The RED regulariser derived from a denoiser $\mathcal{D}_\sigma$ is:

$R_\text{RED}(\mathbf{x}) = \frac{1}{2}\mathbf{x}^T(\mathbf{x} - \mathcal{D}_\sigma(\mathbf{x})) = \frac{1}{2}\|\mathbf{x}\|^2 - \frac{1}{2}\mathbf{x}^T\mathcal{D}_\sigma(\mathbf{x}).$

Under the Jacobian symmetry assumption ( $\nabla_\mathbf{x}\mathcal{D}_\sigma = [\nabla_\mathbf{x}\mathcal{D}_\sigma]^T$ ), its gradient simplifies to:

$\nabla R_\text{RED}(\mathbf{x}) = \mathbf{x} - \mathcal{D}_\sigma(\mathbf{x}).$

RED solves the variational problem: $\min_{\mathbf{x}} \; \frac{1}{2}\|\mathbf{y} - \mathbf{A}\mathbf{x}\|^2 + \lambda\, R_\text{RED}(\mathbf{x}).$

Unlike PnP, RED defines an explicit objective. This makes it amenable to standard optimisation theory: fixed points are stationary points of a well-defined objective, and convergence can be analysed with standard tools.

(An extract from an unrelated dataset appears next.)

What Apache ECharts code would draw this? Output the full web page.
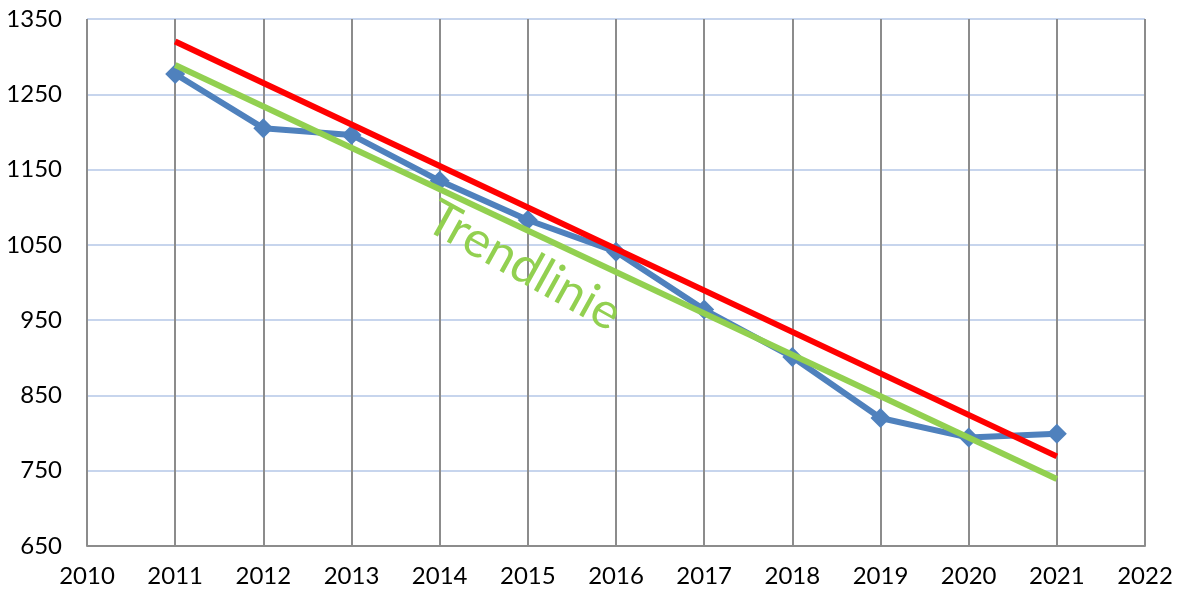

Theorem: RED Gradient Under Jacobian Symmetry

If $\mathcal{D}_\sigma$ has a symmetric Jacobian ( $\nabla_\mathbf{x}\mathcal{D}_\sigma(\mathbf{x}) = [\nabla_\mathbf{x}\mathcal{D}_\sigma(\mathbf{x})]^T$ ) and satisfies local homogeneity ( $\nabla_\mathbf{x}\mathcal{D}_\sigma(\mathbf{x}) \cdot \mathbf{x} \approx \mathcal{D}_\sigma(\mathbf{x})$ ), then:

$\nabla R_\text{RED}(\mathbf{x}) = \mathbf{x} - \mathcal{D}_\sigma(\mathbf{x}).$

The RED gradient descent update is: $\mathbf{x}^{(k+1)} = \mathbf{x}^{(k)} - \alpha\bigl[ \mathbf{A}^{H}(\mathbf{A}\mathbf{x}^{(k)} - \mathbf{y}) + \lambda(\mathbf{x}^{(k)} - \mathcal{D}_\sigma(\mathbf{x}^{(k)}))\bigr].$

The RED update combines two gradient corrections:

$-\alpha\mathbf{A}^{H}(\mathbf{A}\mathbf{x} - \mathbf{y})$ : move toward data consistency
$-\alpha\lambda(\mathbf{x} - \mathcal{D}_\sigma(\mathbf{x}))$ : move toward the denoiser output

The denoiser residual $\mathbf{x} - \mathcal{D}_\sigma(\mathbf{x})$ points from the current estimate away from the clean image manifold, so subtracting it pushes the iterate back toward the manifold.

Proof

Compute the full gradient

$\nabla R_\text{RED} = \nabla\!\left[\frac{1}{2}\|\mathbf{x}\|^2 - \frac{1}{2}\mathbf{x}^T\mathcal{D}_\sigma(\mathbf{x})\right] = \mathbf{x} - \frac{1}{2}\mathcal{D}_\sigma(\mathbf{x}) - \frac{1}{2}[\nabla_\mathbf{x}\mathcal{D}_\sigma(\mathbf{x})]^T\mathbf{x}.$ $

Apply Jacobian symmetry and local homogeneity

If $\nabla_\mathbf{x}\mathcal{D}_\sigma = [\nabla_\mathbf{x}\mathcal{D}_\sigma]^T$ and $\nabla_\mathbf{x}\mathcal{D}_\sigma \cdot \mathbf{x} \approx \mathcal{D}_\sigma(\mathbf{x})$ : $\nabla R_\text{RED} = \mathbf{x} - \frac{1}{2}\mathcal{D}_\sigma(\mathbf{x}) - \frac{1}{2}\mathcal{D}_\sigma(\mathbf{x}) = \mathbf{x} - \mathcal{D}_\sigma(\mathbf{x}). \quad\blacksquare$

Definition:
Score-Based Interpretation of RED

The RED gradient $\mathbf{x} - \mathcal{D}_\sigma(\mathbf{x})$ has a natural score-function interpretation via Tweedie's formula.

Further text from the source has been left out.